Supplied data:
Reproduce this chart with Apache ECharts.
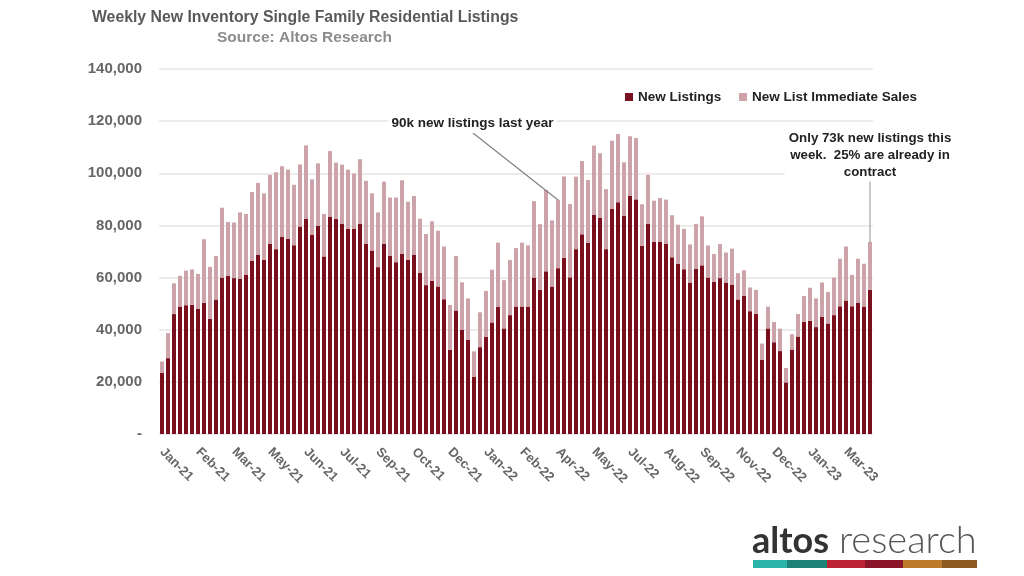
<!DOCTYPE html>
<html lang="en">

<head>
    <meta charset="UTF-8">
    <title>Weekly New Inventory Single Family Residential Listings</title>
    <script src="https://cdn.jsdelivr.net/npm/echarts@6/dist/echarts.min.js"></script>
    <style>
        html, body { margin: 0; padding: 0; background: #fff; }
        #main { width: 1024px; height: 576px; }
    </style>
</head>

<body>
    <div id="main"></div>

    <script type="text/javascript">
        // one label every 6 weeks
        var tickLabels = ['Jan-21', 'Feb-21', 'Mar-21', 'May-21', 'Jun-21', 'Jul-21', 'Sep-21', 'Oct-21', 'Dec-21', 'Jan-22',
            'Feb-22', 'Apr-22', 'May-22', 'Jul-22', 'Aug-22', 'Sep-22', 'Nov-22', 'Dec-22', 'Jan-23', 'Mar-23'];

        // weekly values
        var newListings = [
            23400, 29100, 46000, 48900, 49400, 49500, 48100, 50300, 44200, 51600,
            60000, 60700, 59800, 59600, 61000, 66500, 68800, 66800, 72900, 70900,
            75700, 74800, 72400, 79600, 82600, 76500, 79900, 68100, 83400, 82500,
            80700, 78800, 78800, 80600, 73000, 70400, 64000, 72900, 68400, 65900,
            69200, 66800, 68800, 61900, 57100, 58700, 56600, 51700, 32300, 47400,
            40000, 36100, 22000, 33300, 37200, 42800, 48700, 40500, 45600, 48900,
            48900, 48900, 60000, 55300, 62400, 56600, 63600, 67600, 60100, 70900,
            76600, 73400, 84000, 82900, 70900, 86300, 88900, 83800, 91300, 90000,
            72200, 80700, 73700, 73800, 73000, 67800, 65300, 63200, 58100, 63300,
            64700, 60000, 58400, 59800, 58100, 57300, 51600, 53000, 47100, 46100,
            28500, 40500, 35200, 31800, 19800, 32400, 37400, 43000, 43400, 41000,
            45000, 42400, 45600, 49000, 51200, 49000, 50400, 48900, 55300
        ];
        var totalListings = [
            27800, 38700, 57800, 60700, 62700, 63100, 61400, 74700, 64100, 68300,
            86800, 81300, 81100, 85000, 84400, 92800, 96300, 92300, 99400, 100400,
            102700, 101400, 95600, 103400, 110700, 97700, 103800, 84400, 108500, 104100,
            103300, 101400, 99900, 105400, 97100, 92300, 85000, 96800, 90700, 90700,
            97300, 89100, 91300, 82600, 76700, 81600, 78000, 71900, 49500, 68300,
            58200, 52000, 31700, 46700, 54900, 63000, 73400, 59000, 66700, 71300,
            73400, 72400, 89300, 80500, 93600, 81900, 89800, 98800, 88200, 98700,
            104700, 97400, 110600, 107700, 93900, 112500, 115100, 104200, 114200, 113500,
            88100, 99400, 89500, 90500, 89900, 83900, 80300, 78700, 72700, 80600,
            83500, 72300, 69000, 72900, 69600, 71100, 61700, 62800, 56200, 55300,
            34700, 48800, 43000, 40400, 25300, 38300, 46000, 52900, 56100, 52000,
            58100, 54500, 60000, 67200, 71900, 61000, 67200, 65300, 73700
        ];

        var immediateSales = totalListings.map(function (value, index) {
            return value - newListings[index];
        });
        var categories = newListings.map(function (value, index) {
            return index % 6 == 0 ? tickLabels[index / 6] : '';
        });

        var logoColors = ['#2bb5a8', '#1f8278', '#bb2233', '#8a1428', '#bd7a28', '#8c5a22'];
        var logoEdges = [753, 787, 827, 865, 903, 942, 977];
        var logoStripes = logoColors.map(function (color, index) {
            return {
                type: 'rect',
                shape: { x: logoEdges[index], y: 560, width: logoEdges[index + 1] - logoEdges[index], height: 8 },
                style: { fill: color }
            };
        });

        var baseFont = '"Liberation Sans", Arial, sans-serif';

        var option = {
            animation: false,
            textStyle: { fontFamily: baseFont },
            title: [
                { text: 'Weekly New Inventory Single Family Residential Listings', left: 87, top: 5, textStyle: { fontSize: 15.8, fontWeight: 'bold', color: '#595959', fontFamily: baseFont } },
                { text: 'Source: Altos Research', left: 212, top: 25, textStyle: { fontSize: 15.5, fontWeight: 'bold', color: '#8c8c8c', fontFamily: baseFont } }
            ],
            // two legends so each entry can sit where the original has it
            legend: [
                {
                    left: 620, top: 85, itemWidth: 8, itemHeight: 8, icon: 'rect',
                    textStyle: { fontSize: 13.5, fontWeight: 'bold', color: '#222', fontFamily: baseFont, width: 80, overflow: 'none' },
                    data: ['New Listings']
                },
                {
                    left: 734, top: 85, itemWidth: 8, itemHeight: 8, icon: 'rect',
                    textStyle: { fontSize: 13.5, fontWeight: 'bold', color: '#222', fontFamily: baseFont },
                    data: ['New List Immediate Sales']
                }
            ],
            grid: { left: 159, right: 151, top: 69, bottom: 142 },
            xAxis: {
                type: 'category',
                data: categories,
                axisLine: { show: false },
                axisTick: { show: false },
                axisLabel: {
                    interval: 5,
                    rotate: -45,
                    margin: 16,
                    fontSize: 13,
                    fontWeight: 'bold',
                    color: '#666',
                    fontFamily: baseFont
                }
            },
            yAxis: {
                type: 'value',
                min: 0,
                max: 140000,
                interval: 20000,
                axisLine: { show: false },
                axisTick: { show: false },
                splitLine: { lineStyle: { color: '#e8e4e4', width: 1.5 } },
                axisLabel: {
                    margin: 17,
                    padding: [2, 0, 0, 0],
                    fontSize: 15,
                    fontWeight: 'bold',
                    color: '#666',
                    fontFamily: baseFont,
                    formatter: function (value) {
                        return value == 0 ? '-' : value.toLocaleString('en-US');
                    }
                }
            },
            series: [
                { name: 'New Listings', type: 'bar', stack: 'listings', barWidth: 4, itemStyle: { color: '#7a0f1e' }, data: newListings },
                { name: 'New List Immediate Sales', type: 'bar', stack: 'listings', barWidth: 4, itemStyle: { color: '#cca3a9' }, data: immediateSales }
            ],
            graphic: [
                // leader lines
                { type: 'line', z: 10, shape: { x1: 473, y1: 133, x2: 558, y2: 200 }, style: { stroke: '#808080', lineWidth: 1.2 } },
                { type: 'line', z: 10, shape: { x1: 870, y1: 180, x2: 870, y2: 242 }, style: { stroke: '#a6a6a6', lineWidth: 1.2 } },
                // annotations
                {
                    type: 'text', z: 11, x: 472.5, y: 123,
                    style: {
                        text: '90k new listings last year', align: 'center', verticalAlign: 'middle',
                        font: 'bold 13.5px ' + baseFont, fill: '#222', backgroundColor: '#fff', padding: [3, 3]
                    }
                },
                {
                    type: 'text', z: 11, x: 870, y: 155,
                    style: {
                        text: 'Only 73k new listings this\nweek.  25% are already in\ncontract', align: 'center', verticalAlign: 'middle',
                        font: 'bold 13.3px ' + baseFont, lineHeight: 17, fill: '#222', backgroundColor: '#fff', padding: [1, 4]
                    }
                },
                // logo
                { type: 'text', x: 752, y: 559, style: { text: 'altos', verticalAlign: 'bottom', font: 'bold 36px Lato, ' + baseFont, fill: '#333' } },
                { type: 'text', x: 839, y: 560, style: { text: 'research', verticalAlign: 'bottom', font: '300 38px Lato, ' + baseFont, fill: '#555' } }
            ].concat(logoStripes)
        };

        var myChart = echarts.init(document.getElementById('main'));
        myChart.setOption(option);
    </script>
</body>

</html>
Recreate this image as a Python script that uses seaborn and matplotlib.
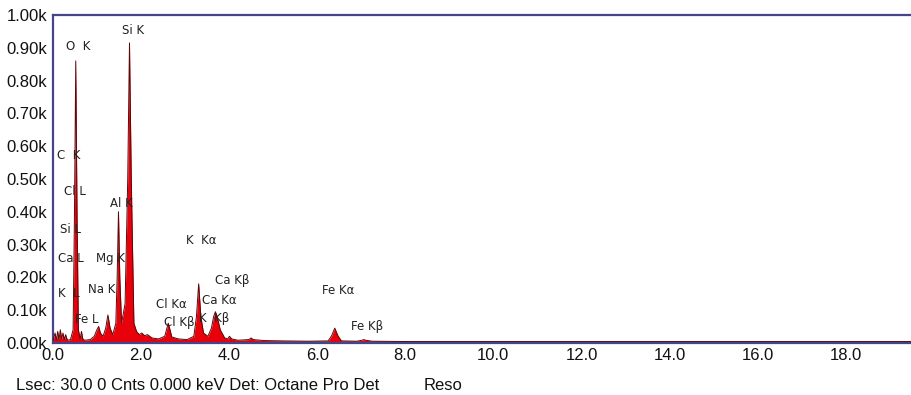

Objective:
Gather each line of the records holding the string "this".

Final answer:
Reproduce this chart with Apache ECharts.
                        text: 'Only 73k new listings this\nweek.  25% are already in\ncontract', align: 'center', verticalAlign: 'middle',
Recreate this image as a Python script that uses seaborn and matplotlib.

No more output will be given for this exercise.